━━ Data section ━━

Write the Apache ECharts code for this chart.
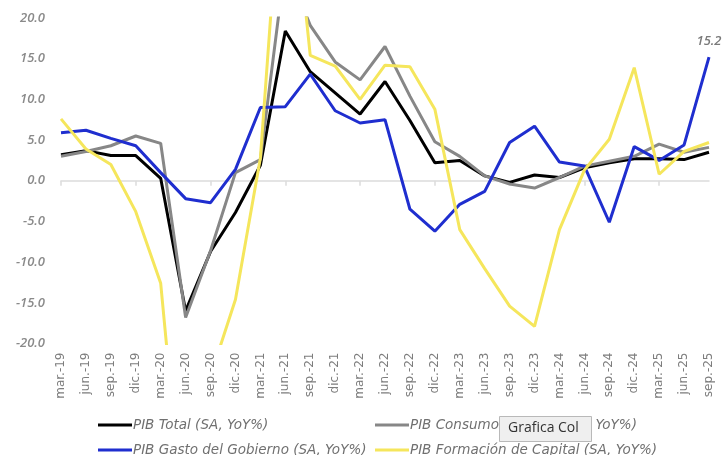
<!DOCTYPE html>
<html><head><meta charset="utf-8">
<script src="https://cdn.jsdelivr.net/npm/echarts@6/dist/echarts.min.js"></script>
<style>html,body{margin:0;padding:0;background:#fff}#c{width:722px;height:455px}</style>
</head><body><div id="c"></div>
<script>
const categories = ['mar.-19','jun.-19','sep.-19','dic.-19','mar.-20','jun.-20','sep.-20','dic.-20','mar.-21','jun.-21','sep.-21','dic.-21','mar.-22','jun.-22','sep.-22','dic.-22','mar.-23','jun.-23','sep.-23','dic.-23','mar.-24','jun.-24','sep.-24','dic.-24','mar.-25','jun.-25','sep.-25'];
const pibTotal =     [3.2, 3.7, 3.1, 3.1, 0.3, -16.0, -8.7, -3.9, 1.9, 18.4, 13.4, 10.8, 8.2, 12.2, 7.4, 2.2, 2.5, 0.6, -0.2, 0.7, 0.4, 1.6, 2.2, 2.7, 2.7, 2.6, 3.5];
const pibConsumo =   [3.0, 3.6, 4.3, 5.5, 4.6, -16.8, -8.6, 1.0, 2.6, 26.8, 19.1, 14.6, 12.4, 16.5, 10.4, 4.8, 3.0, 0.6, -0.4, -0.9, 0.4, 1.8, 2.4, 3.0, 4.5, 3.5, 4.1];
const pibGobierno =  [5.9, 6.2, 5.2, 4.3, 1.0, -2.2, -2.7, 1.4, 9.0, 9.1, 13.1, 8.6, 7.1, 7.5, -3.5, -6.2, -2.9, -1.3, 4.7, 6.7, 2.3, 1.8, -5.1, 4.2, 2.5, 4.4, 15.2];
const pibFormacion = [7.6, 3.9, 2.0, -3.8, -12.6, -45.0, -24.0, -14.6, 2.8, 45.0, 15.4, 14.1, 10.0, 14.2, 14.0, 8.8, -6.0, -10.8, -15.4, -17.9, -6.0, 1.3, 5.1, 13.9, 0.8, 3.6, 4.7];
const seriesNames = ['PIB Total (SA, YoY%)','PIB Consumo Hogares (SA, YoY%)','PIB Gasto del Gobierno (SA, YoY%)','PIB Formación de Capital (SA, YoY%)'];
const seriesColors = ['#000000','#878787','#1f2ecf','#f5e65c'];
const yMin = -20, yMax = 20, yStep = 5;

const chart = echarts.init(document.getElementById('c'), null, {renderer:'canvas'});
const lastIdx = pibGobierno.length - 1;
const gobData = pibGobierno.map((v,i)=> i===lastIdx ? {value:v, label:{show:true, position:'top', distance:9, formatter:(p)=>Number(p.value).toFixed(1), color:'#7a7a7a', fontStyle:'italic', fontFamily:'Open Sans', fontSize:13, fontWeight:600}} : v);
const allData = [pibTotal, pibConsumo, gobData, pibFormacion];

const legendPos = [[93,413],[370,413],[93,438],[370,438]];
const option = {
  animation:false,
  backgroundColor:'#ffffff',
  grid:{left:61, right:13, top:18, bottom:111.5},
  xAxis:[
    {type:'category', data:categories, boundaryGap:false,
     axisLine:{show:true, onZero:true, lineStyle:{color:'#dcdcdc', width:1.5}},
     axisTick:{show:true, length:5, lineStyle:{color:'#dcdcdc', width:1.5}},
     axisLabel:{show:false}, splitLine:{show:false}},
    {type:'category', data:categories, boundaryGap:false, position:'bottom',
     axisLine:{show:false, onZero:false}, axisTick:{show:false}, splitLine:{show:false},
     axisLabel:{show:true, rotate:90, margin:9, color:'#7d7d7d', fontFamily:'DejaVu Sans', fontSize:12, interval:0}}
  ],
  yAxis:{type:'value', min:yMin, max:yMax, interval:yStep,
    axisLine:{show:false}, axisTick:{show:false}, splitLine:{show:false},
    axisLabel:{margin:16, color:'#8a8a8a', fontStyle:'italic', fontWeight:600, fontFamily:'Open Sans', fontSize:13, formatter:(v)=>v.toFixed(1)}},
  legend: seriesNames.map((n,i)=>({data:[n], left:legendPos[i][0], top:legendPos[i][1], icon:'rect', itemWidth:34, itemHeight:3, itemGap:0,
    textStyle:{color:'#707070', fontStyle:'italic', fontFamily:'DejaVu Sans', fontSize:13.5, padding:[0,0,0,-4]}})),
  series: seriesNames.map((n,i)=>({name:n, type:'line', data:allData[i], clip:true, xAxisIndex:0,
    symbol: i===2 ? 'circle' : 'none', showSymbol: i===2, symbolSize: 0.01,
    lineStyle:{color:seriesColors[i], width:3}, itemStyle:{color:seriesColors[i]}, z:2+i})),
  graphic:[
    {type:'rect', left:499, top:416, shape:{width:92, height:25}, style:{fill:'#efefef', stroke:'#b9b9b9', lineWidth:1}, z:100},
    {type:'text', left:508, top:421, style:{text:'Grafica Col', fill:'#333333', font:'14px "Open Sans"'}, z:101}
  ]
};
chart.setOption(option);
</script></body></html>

━━━

◆ Given exercise: Omit the pictures and reproduce the listing exactly.

◆ The response:
Write the Apache ECharts code for this chart.
<!DOCTYPE html>
<html><head><meta charset="utf-8">
<script src="https://cdn.jsdelivr.net/npm/echarts@6/dist/echarts.min.js"></script>
<style>html,body{margin:0;padding:0;background:#fff}#c{width:722px;height:455px}</style>
</head><body><div id="c"></div>
<script>
const categories = ['mar.-19','jun.-19','sep.-19','dic.-19','mar.-20','jun.-20','sep.-20','dic.-20','mar.-21','jun.-21','sep.-21','dic.-21','mar.-22','jun.-22','sep.-22','dic.-22','mar.-23','jun.-23','sep.-23','dic.-23','mar.-24','jun.-24','sep.-24','dic.-24','mar.-25','jun.-25','sep.-25'];
const pibTotal =     [3.2, 3.7, 3.1, 3.1, 0.3, -16.0, -8.7, -3.9, 1.9, 18.4, 13.4, 10.8, 8.2, 12.2, 7.4, 2.2, 2.5, 0.6, -0.2, 0.7, 0.4, 1.6, 2.2, 2.7, 2.7, 2.6, 3.5];
const pibConsumo =   [3.0, 3.6, 4.3, 5.5, 4.6, -16.8, -8.6, 1.0, 2.6, 26.8, 19.1, 14.6, 12.4, 16.5, 10.4, 4.8, 3.0, 0.6, -0.4, -0.9, 0.4, 1.8, 2.4, 3.0, 4.5, 3.5, 4.1];
const pibGobierno =  [5.9, 6.2, 5.2, 4.3, 1.0, -2.2, -2.7, 1.4, 9.0, 9.1, 13.1, 8.6, 7.1, 7.5, -3.5, -6.2, -2.9, -1.3, 4.7, 6.7, 2.3, 1.8, -5.1, 4.2, 2.5, 4.4, 15.2];
const pibFormacion = [7.6, 3.9, 2.0, -3.8, -12.6, -45.0, -24.0, -14.6, 2.8, 45.0, 15.4, 14.1, 10.0, 14.2, 14.0, 8.8, -6.0, -10.8, -15.4, -17.9, -6.0, 1.3, 5.1, 13.9, 0.8, 3.6, 4.7];
const seriesNames = ['PIB Total (SA, YoY%)','PIB Consumo Hogares (SA, YoY%)','PIB Gasto del Gobierno (SA, YoY%)','PIB Formación de Capital (SA, YoY%)'];
const seriesColors = ['#000000','#878787','#1f2ecf','#f5e65c'];
const yMin = -20, yMax = 20, yStep = 5;

const chart = echarts.init(document.getElementById('c'), null, {renderer:'canvas'});
const lastIdx = pibGobierno.length - 1;
const gobData = pibGobierno.map((v,i)=> i===lastIdx ? {value:v, label:{show:true, position:'top', distance:9, formatter:(p)=>Number(p.value).toFixed(1), color:'#7a7a7a', fontStyle:'italic', fontFamily:'Open Sans', fontSize:13, fontWeight:600}} : v);
const allData = [pibTotal, pibConsumo, gobData, pibFormacion];

const legendPos = [[93,413],[370,413],[93,438],[370,438]];
const option = {
  animation:false,
  backgroundColor:'#ffffff',
  grid:{left:61, right:13, top:18, bottom:111.5},
  xAxis:[
    {type:'category', data:categories, boundaryGap:false,
     axisLine:{show:true, onZero:true, lineStyle:{color:'#dcdcdc', width:1.5}},
     axisTick:{show:true, length:5, lineStyle:{color:'#dcdcdc', width:1.5}},
     axisLabel:{show:false}, splitLine:{show:false}},
    {type:'category', data:categories, boundaryGap:false, position:'bottom',
     axisLine:{show:false, onZero:false}, axisTick:{show:false}, splitLine:{show:false},
     axisLabel:{show:true, rotate:90, margin:9, color:'#7d7d7d', fontFamily:'DejaVu Sans', fontSize:12, interval:0}}
  ],
  yAxis:{type:'value', min:yMin, max:yMax, interval:yStep,
    axisLine:{show:false}, axisTick:{show:false}, splitLine:{show:false},
    axisLabel:{margin:16, color:'#8a8a8a', fontStyle:'italic', fontWeight:600, fontFamily:'Open Sans', fontSize:13, formatter:(v)=>v.toFixed(1)}},
  legend: seriesNames.map((n,i)=>({data:[n], left:legendPos[i][0], top:legendPos[i][1], icon:'rect', itemWidth:34, itemHeight:3, itemGap:0,
    textStyle:{color:'#707070', fontStyle:'italic', fontFamily:'DejaVu Sans', fontSize:13.5, padding:[0,0,0,-4]}})),
  series: seriesNames.map((n,i)=>({name:n, type:'line', data:allData[i], clip:true, xAxisIndex:0,
    symbol: i===2 ? 'circle' : 'none', showSymbol: i===2, symbolSize: 0.01,
    lineStyle:{color:seriesColors[i], width:3}, itemStyle:{color:seriesColors[i]}, z:2+i})),
  graphic:[
    {type:'rect', left:499, top:416, shape:{width:92, height:25}, style:{fill:'#efefef', stroke:'#b9b9b9', lineWidth:1}, z:100},
    {type:'text', left:508, top:421, style:{text:'Grafica Col', fill:'#333333', font:'14px "Open Sans"'}, z:101}
  ]
};
chart.setOption(option);
</script></body></html>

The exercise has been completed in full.